Defense Cuts? Bring Them On

By Bill Sweetman
Source: Aviation Week & Space Technology

The pure-play defense companies which emerged from this process cannot generate growth for their shareholders if the procurement budget slumps, and will be under increasing pressure from more-diverse companies. That may not be a bad thing. This isn't the 1950s, when military aircraft were built in thousands and successful commercial aircraft in hundreds, and the cutting edge of almost every technology was in defense. Defense systems should harvest commercial supply chains for subsystems and materials, reducing cost and development time. One way to facilitate that will be for armed forces to buy more materiel (including components) from mixed-economy contractors.
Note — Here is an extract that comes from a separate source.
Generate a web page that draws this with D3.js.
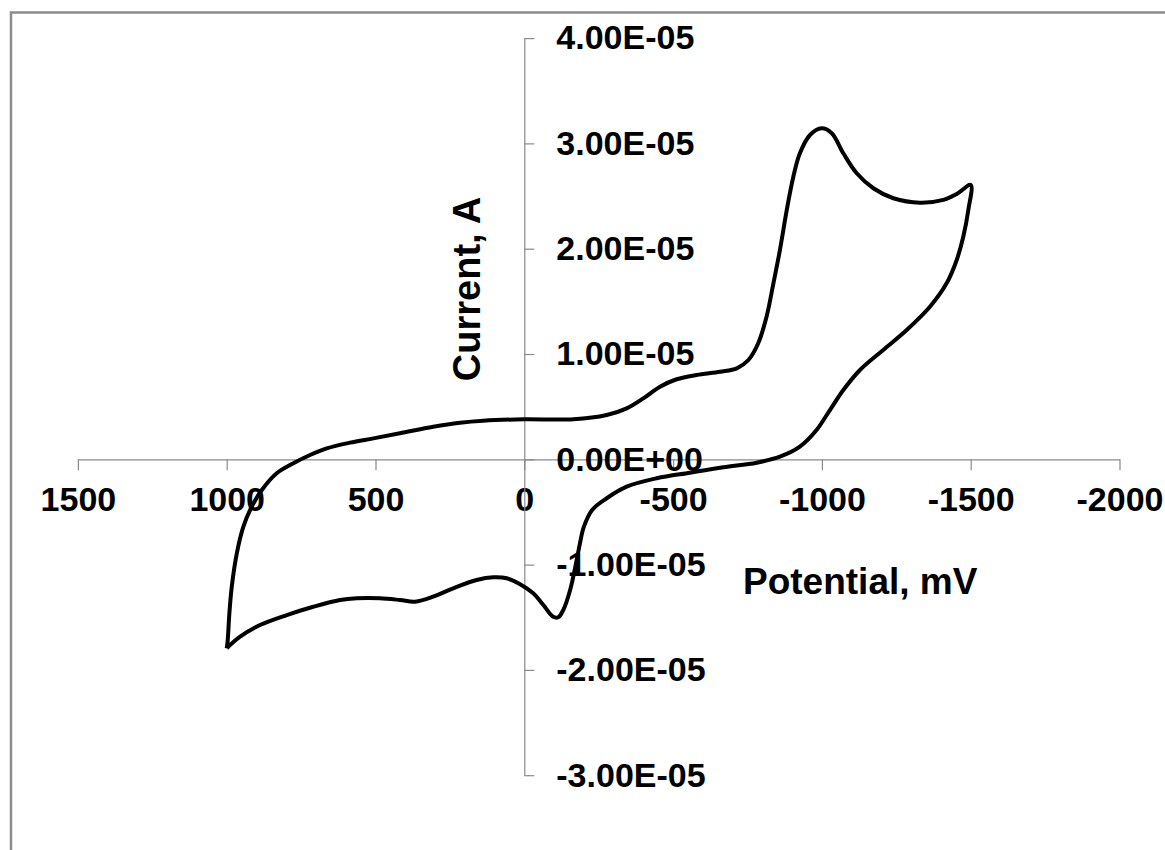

It is time for defense customers to recognize that when it comes to big-ticket items, competition in the development stage is an expensive fiction. Again, this is not the era where you could lose one fighter competition and win another two months later. France has been managing without prime-contractor competitions since Dassault bought Breguet in 1971, and Sweden has never done it any other way. The challenge today is to identify what skills and technologies are unique and vital, and preserve them as efficiently as possible. State capitalism, industrial policy and mercantilism are naughty words today, but unfortunately are inevitable in defense.

Huge organizations, Krepinevich points out, seldom change their behaviors except in response to a major change in resources or catastrophic failure. When it comes to defense, better the former than the latter.